Purpose: Adoptive T-cell therapy is a promising strategy for the treatment of patients with established tumors but is often limited to specific cancers where tumor-infiltrating lymphocytes, the source of T cells for ex vivo culture, can be obtained. In this study, we evaluated the feasibility of expanding HER-2/neu–specific T cells derived from peripheral blood ex vivo following in vivo priming with a HER-2/neu peptide vaccine.

Experimental Design: Peripheral blood mononuclear cells from cytomegalovirus (CMV)–seronegative and CMV-seropositive donors as well as HER-2/neu–positive cancer patients who had or had not been vaccinated with a HER-2/neu peptide–based vaccine was used as a source of T lymphocytes. Antigen-specific T-cell lines were generated by in vitro stimulation with antigen followed by nonspecific expansion on CD3/CD28 beads. The ability to expand antigen-specific T cells was assessed using IFN- and granzyme B enzyme-linked immunosorbent spot. The phenotype of the resultant T-cell lines was evaluated by flow cytometry, including the presence of FOXP3-expressing CD4⁺ T cells.
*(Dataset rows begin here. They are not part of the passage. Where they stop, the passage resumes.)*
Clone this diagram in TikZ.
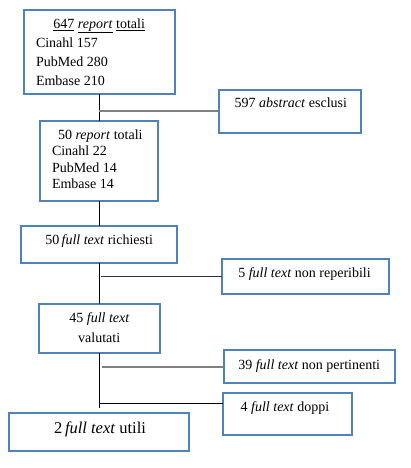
\documentclass[tikz,border=0pt]{standalone}
\usepackage{fontspec}
\setmainfont{Liberation Serif}
\definecolor{boxblue}{HTML}{4F81BD}
\definecolor{lgray}{HTML}{808080}
\begin{document}
\begin{tikzpicture}[x=1pt,y=-1pt,
  box/.style={draw=boxblue,line width=2pt,fill=white,inner sep=0pt,outer sep=0pt,rectangle},
  txt/.style={inner sep=0pt,outer sep=0pt,font=\fontsize{14}{16}\selectfont},
  bigtxt/.style={inner sep=0pt,outer sep=0pt,font=\fontsize{16.5}{19}\selectfont},
  spine/.style={draw=black,line width=1pt},
  gline/.style={draw=lgray,line width=2pt},
  dline/.style={draw=black!80,line width=1.5pt},
  bline/.style={draw=black,line width=1pt}]
\useasboundingbox (0,0) rectangle (410,468);
\fill[white] (0,0) rectangle (410,468);
% boxes
\node[box,minimum width=151pt,minimum height=84pt] (b1) at (99.5,52) {};
\node[box,minimum width=142pt,minimum height=43pt] (b597) at (290,111.5) {};
\node[box,minimum width=118pt,minimum height=80pt] (b2) at (99,161) {};
\node[box,minimum width=156pt,minimum height=37pt] (b3) at (99,244.5) {};
\node[box,minimum width=167pt,minimum height=35pt] (b5) at (305.5,276.3) {};
\node[box,minimum width=121pt,minimum height=49pt] (b4) at (99.5,328.5) {};
\node[box,minimum width=171pt,minimum height=33pt] (b39) at (309.5,366.5) {};
\node[box,minimum width=129pt,minimum height=42pt] (bd) at (287.5,414) {};
\node[box,minimum width=180pt,minimum height=38pt] (bu) at (99,432) {};
% spine coordinates
\coordinate (s1) at (99,94);
\coordinate (end) at (99,408);
\coordinate (j4) at (100,403);
% connectors
\draw[spine] (b1.south -| s1) -- (b2.north -| s1);
\draw[spine] (b2.south -| s1) -- (b3.north -| s1);
\draw[spine] (b3.south -| s1) -- (b4.north -| s1);
\draw[spine] (b4.south -| s1) -- (end);
\draw[gline] (b597.west -| s1) -- (b597.west);
\draw[dline] ([xshift=2pt]b5.west -| s1) -- (b5.west);
\draw[gline] ([xshift=3pt]b39.west -| s1) -- (b39.west);
\draw[bline] (j4) -- (j4 -| bd.west);
% texts
\node[txt,anchor=base] (t1a) at (99.2,28.3) {\underline{647} \underline{\textit{report}} \underline{totali}};
\node[txt,anchor=base west] (t1b) at (36,48) {Cinahl 157};
\node[txt,anchor=base west] (t1c) at (36,66.7) {PubMed 280};
\node[txt,anchor=base west] (t1d) at (36,86) {Embase 210};
\node[txt,anchor=base west] (t597) at (234.7,107.3) {597 \textit{abstract} esclusi};
\node[txt,anchor=base west] (t2a) at (58,139.3) {50 \textit{report} totali};
\node[txt,anchor=base west] (t2b) at (52,155.7) {Cinahl 22};
\node[txt,anchor=base west] (t2c) at (52,172.3) {PubMed 14};
\node[txt,anchor=base west] (t2d) at (52,188.7) {Embase 14};
\node[txt,anchor=base west] (t3) at (45.3,244.3) {50\,\textit{full text} richiesti};
\node[txt,anchor=base west] (t5) at (238.3,277.4) {5 \textit{full text} non reperibili};
\node[txt,anchor=base] (t4a) at (99.5,322.7) {45 \textit{full text}};
\node[txt,anchor=base] (t4b) at (99.2,342) {valutati};
\node[txt,anchor=base west] (t39) at (238.3,369.3) {39 \textit{full text} non pertinenti};
\node[txt,anchor=base west] (td) at (240.7,411) {4 \textit{full text} doppi};
\node[bigtxt,anchor=base] (tu) at (100,433.3) {2\,\textit{full text} utili};
\end{tikzpicture}
\end{document}
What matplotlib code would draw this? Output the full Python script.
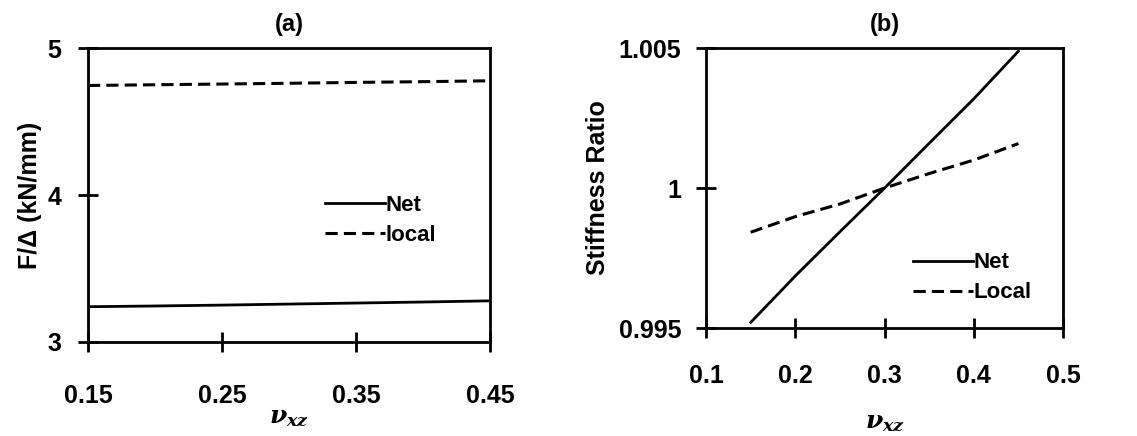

Results: The frequencies of CMV-specific T cells generated from CMV⁺ donors were >11-fold higher than the frequencies from CMV^– donors (P = 0.001), with 22-fold increase of total number of CD3⁺ T cells. The frequencies of HER-2/neu–specific T cells generated from the primed patients were >25-fold higher than the frequencies from unvaccinated patients (P = 0.006), with an average of a 19-fold increase of total number of CD3⁺ T cells. Using peripheral blood as the source of T cells did not result in concurrent expansion of FOXP3⁺CD4⁺ regulatory T cells despite the use of interleukin-2 in in vitro culture. Both CD4⁺ and CD8⁺ HER-2/neu–specific T cells could be expanded. The extent of ex vivo expansion correlated with the magnitude of immunity achieved during immunization (P = 0.008).

Conclusion: Tumor-specific T cells can be efficiently expanded from the peripheral blood ex vivo following in vivo priming with a vaccine. This approach provides an effective method to generate tumor-specific polyclonal T cells for therapeutic use that could be applied to cancer patients with any tumor type.